Hierarchical Advantage Weighting for Online RL Fine-Tuning of VLAs from Sparse Episode Outcomes
English summary
Online RL fine-tuning of pretrained VLA policies suffers from sparse binary episode outcomes that conflate viability and efficiency, providing poor per-transition supervision, and naive outcome assignment across human interventions leads to incorrect credit. The paper proposes Hierarchical Advantage-Weighted Behavior Cloning (HABC), which trains separate critic heads for viability and efficiency on distinct data subsets and merges their one-step advantages via a state-adaptive gate that prioritizes viability when success is uncertain and shifts to efficiency only when viability is high. Intervention-aware credit assignment restricts outcome labels to autonomous segments, preventing supervision leakage. On three contact-rich bimanual real-robot tasks, HABC raises success rates from supervised fine-tuning baselines of 36%, 44%, and 12% to 92%, 88%, and 38%, respectively.
Chinese summary
在线强化学习微调预训练的视觉语言动作策略时,稀疏的二元回合结果会混淆可行性与效率,无法提供逐步监督,并且简单地将回合结果分配给含有人工干预的片段会导致错误的信用分配。本文提出分层优势加权行为克隆(HABC),分别训练可行性和效率的评估头,并通过状态自适应门控合并单步优势,在成功不确定时优先关注可行性,仅当可行性高时才转向效率;干预感知的信用分配仅将结果标签赋予自主执行片段,防止监督泄漏。在三个接触密集型双手灵巧操作的真实机器人任务上,HABC将监督微调基线的成功率从36%、44%和12%分别提升至92%、88%和38%。
Key points
Sparse binary success/failure outcomes in VLA fine-tuning conflate viability and efficiency, and naive credit assignment across intervention boundaries misleads training.

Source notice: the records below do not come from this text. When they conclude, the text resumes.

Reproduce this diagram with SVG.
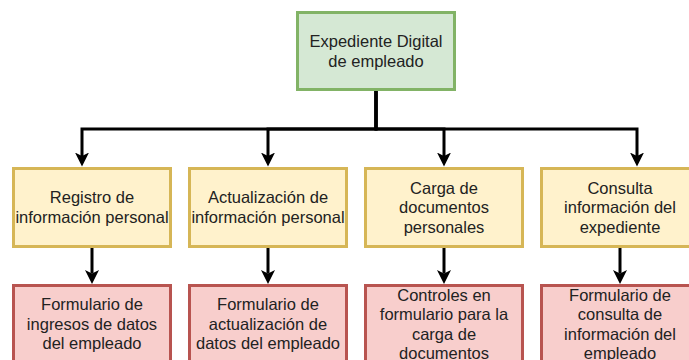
<svg xmlns="http://www.w3.org/2000/svg" width="689" height="360" viewBox="0 0 689 360">
<style>
.box{stroke-width:3}
.g{fill:#d5e8d4;stroke:#82b366}
.y{fill:#fff2cc;stroke:#d6b656}
.r{fill:#f8cecc;stroke:#b85450}
text{font-family:"Liberation Sans",Arial,Helvetica,sans-serif;font-size:16.5px;fill:#222;text-anchor:middle}
.edge{fill:none;stroke:#000;stroke-width:3;marker-end:url(#arr)}
</style>
<defs>
<marker id="arr" markerUnits="userSpaceOnUse" markerWidth="16" markerHeight="16" refX="3.5" refY="7" orient="auto" viewBox="0 0 16 16">
<path d="M14,7 L0,0 L3.5,7 L0,14 Z" fill="#000"/>
</marker>
</defs>
<g id="connectors">
<path class="edge" d="M376,90 V129 H82 V156"/>
<path class="edge" d="M376,90 V129 H268 V156"/>
<path class="edge" d="M376,90 V129 H444 V156"/>
<path class="edge" d="M376,90 V129 H637 V156"/>
<path class="edge" d="M92,247 V273.5"/>
<path class="edge" d="M268,247 V273.5"/>
<path class="edge" d="M444,247 V273.5"/>
<path class="edge" d="M620,247 V273.5"/>
</g>
<g id="root">
<rect class="box g" x="297.5" y="12.5" width="157" height="77"/>
<text x="376" y="46.5">Expediente Digital</text>
<text x="376" y="66.5">de empleado</text>
</g>
<g id="registro">
<rect class="box y" x="13.5" y="168.5" width="157" height="78"/>
<text x="92" y="202.5">Registro de</text>
<text x="92" y="222.5">información personal</text>
</g>
<g id="actualizacion">
<rect class="box y" x="189.5" y="168.5" width="157" height="78"/>
<text x="268" y="202.5">Actualización de</text>
<text x="268" y="222.5">información personal</text>
</g>
<g id="carga">
<rect class="box y" x="365.5" y="168.5" width="157" height="78"/>
<text x="444" y="193.5">Carga de</text>
<text x="444" y="213">documentos</text>
<text x="444" y="232.5">personales</text>
</g>
<g id="consulta">
<rect class="box y" x="541.5" y="168.5" width="157" height="78"/>
<text x="620" y="193.5">Consulta</text>
<text x="620" y="213">información del</text>
<text x="620" y="232.5">expediente</text>
</g>
<g id="form-registro">
<rect class="box r" x="13.5" y="285.5" width="157" height="78"/>
<text x="92" y="310">Formulario de</text>
<text x="92" y="329.5">ingresos de datos</text>
<text x="92" y="349">del empleado</text>
</g>
<g id="form-actualizacion">
<rect class="box r" x="189.5" y="285.5" width="157" height="78"/>
<text x="268" y="310">Formulario de</text>
<text x="268" y="329.5">actualización de</text>
<text x="268" y="349">datos del empleado</text>
</g>
<g id="controles-carga">
<rect class="box r" x="365.5" y="285.5" width="157" height="78"/>
<text x="444" y="300.5">Controles en</text>
<text x="444" y="320">formulario para la</text>
<text x="444" y="339.5">carga de</text>
<text x="444" y="359">documentos</text>
</g>
<g id="form-consulta">
<rect class="box r" x="541.5" y="285.5" width="157" height="78"/>
<text x="620" y="300.5">Formulario de</text>
<text x="620" y="320">consulta de</text>
<text x="620" y="339.5">información del</text>
<text x="620" y="359">empleado</text>
</g>
</svg>
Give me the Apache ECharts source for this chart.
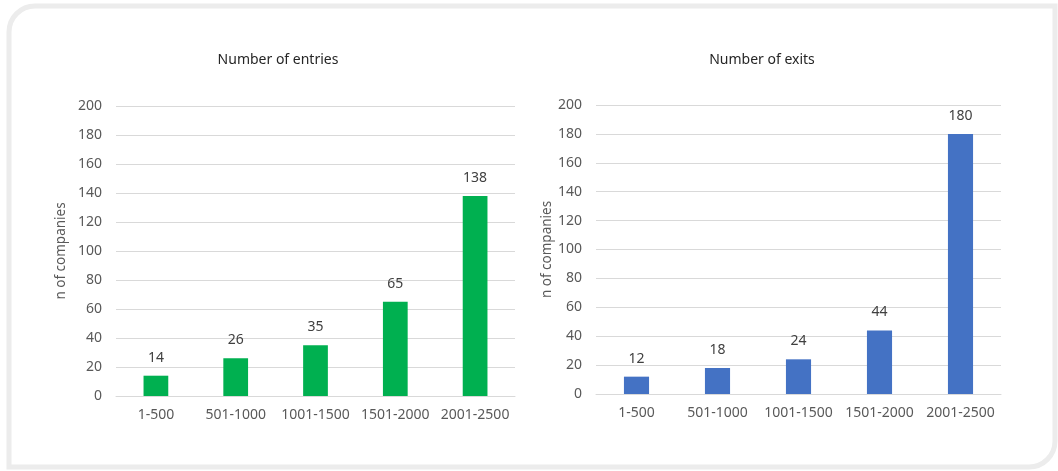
<!DOCTYPE html>
<html>
<head>
<meta charset="utf-8">
<script src="https://cdn.jsdelivr.net/npm/echarts@6/dist/echarts.min.js"></script>
<style>
html,body{margin:0;padding:0;background:#fff;}
#c{width:1058px;height:471px;}
</style>
</head>
<body>
<div id="c"></div>
<script>
const categories = ['1-500', '501-1000', '1001-1500', '1501-2000', '2001-2500'];
const entries = [14, 26, 35, 65, 138];
const exits = [12, 18, 24, 44, 180];
const titles = ['Number of entries', 'Number of exits'];
const yAxisName = 'n of companies';

const FONT = 'Noto Sans';
const chart = echarts.init(document.getElementById('c'));

function xAxis(i) {
  return {
    type: 'category', gridIndex: i, data: categories,
    axisLine: { lineStyle: { color: '#d9d9d9', width: 1 } },
    axisTick: { show: false },
    axisLabel: { interval: 0, hideOverlap: false, color: '#595959', fontSize: 14, fontFamily: FONT, margin: 12 }
  };
}
function yAxis(i, gap) {
  return {
    type: 'value', gridIndex: i, min: 0, max: 200, interval: 20,
    name: yAxisName, nameLocation: 'middle', nameGap: gap, nameRotate: 90,
    nameTextStyle: { color: '#595959', fontSize: 13.5, fontFamily: FONT },
    axisLine: { show: false }, axisTick: { show: false },
    axisLabel: { color: '#595959', fontSize: 14, fontFamily: FONT, margin: 14 },
    splitLine: { lineStyle: { color: '#d9d9d9', width: 1 } }
  };
}
function series(i, data, color) {
  return {
    type: 'bar', xAxisIndex: i, yAxisIndex: i, data: data,
    barWidth: '31%',
    itemStyle: { color: color },
    label: { show: true, position: 'top', distance: 11, color: '#404040', fontSize: 14, fontFamily: FONT }
  };
}

chart.setOption({
  animation: false,
  textStyle: { fontFamily: FONT },
  graphic: [
    { type: 'rect', shape: { x: 9, y: 6, width: 1046, height: 461, r: [26, 0, 26, 0] },
      style: { fill: 'none', stroke: '#ececec', lineWidth: 5 }, z: -1 },
    { type: 'text', x: 278, y: 60, style: { text: titles[0], textAlign: 'center', textVerticalAlign: 'middle', fill: '#262626', fontSize: 14, fontFamily: FONT } },
    { type: 'text', x: 762, y: 60, style: { text: titles[1], textAlign: 'center', textVerticalAlign: 'middle', fill: '#262626', fontSize: 14, fontFamily: FONT } }
  ],
  grid: [
    { left: 116, top: 106, width: 399, height: 290 },
    { left: 596, top: 105, width: 405, height: 289 }
  ],
  xAxis: [xAxis(0), xAxis(1)],
  yAxis: [yAxis(0, 48), yAxis(1, 42)],
  series: [series(0, entries, '#00b050'), series(1, exits, '#4472c4')]
});
</script>
</body>
</html>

VLA微调中的稀疏二元成功/失败结果会混淆可行性与效率,跨干预边界的简单信用分配会误导训练。
HABC uses dual critics for viability and efficiency, a state-adaptive gate to merge advantages (prioritize viability when uncertain, shift to efficiency when viability is high), converting merged signals into per-transition actor weights.
HABC使用可行性和效率双评估头,通过状态自适应门控合并优势(不确定时优先可行性,可行性高时转向效率),将合并信号转化为逐步动作权重。
Intervention-aware assignment restricts outcome labels to autonomous segments only, preventing supervision from leaking across human intervention boundaries.
干预感知的分配将结果标签仅赋予自主执行片段,防止人工干预边界引发的监督泄漏。
On three real-world bimanual contact-rich tasks, HABC improves success rates dramatically over SFT baselines (36%→92%, 44%→88%, 12%→38%).
在三个真实双手接触密集型任务上,HABC将SFT基线的成功率大幅提升(36%→92%,44%→88%,12%→38%)。